Enrique Serrano no tiene vergüenza. Como si los chihuahuenses no tuviéramos memoria, reaparece hoy en la prensa para tratar de chiflar tras la indigestión que debió darse con el pinole que le puso en la boca su padrino político César Duarte. Y llega con el cuento, más allá de si la administración actual está o no apta financieramente y como si el iniciado quinquenio corralista estuviese al borde de la catástrofe, a dar clases de una moral que no pudo sostener, ni él ni el duartismo, a lo largo de su nefasto sexenio.

El excandidato accesorio tuvo seis años para deshonrar la función pública, primero como diputado, luego como alcalde de Ciudad Juárez, y al final como aspirante monigote del excacique ballezano a la gubernatura. Su historial inmediato lo delata: no es él quien mejor puede venir a dar recomendaciones a nadie sobre cómo utilizar sanamente los recursos en pro del erario. Si algo tuviera qué decir (seguramente los efectos de las denuncias penales llegarán hasta él), sería una versión serranista del modo en que el exsecretario de Hacienda, Jaime Herrera, violó principios como servidor público e instrumentó todo un mecanismo para dotar de recursos públicos el banco que él y su patrón fundaron como inversionistas y socios.
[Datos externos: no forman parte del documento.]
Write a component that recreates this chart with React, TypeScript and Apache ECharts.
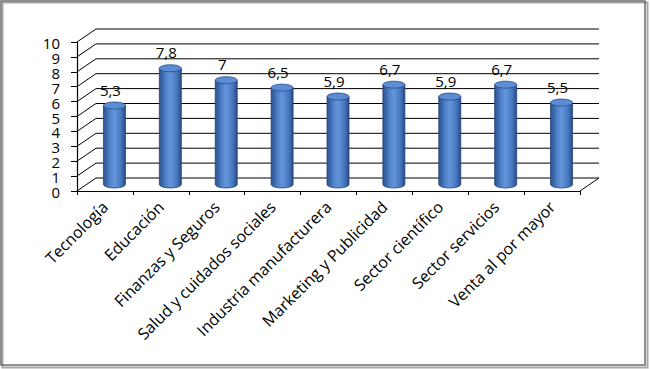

Más bien, el recurso facilón que más le caracterizó a Serrano es decir “sí, señor gobernador”, en tiempos de Duarte, a lo que fuera, con tal de mantener un poder que, como ya se vio, ni es eterno ni siempre está del lado de los corruptos.

Con la misma arrogancia con la que se condujo desde el Congreso, razón por la que esta columna le ha comparado anteriormente con Don Barzini, el siniestro personaje de El Padrino, primero de Puzzo y luego de Coppola, Serrano viene como un tonto de la política casi casi a ofrecerse como el milagro que nunca pudo ser. Quién sabe quién le dirá ahora lo que deba declarar públicamente. Se afirma entre los viejos priístas que la derrota no tiene amigos, pero todo parece indicar que la memez tampoco. ¡Vaya papelón!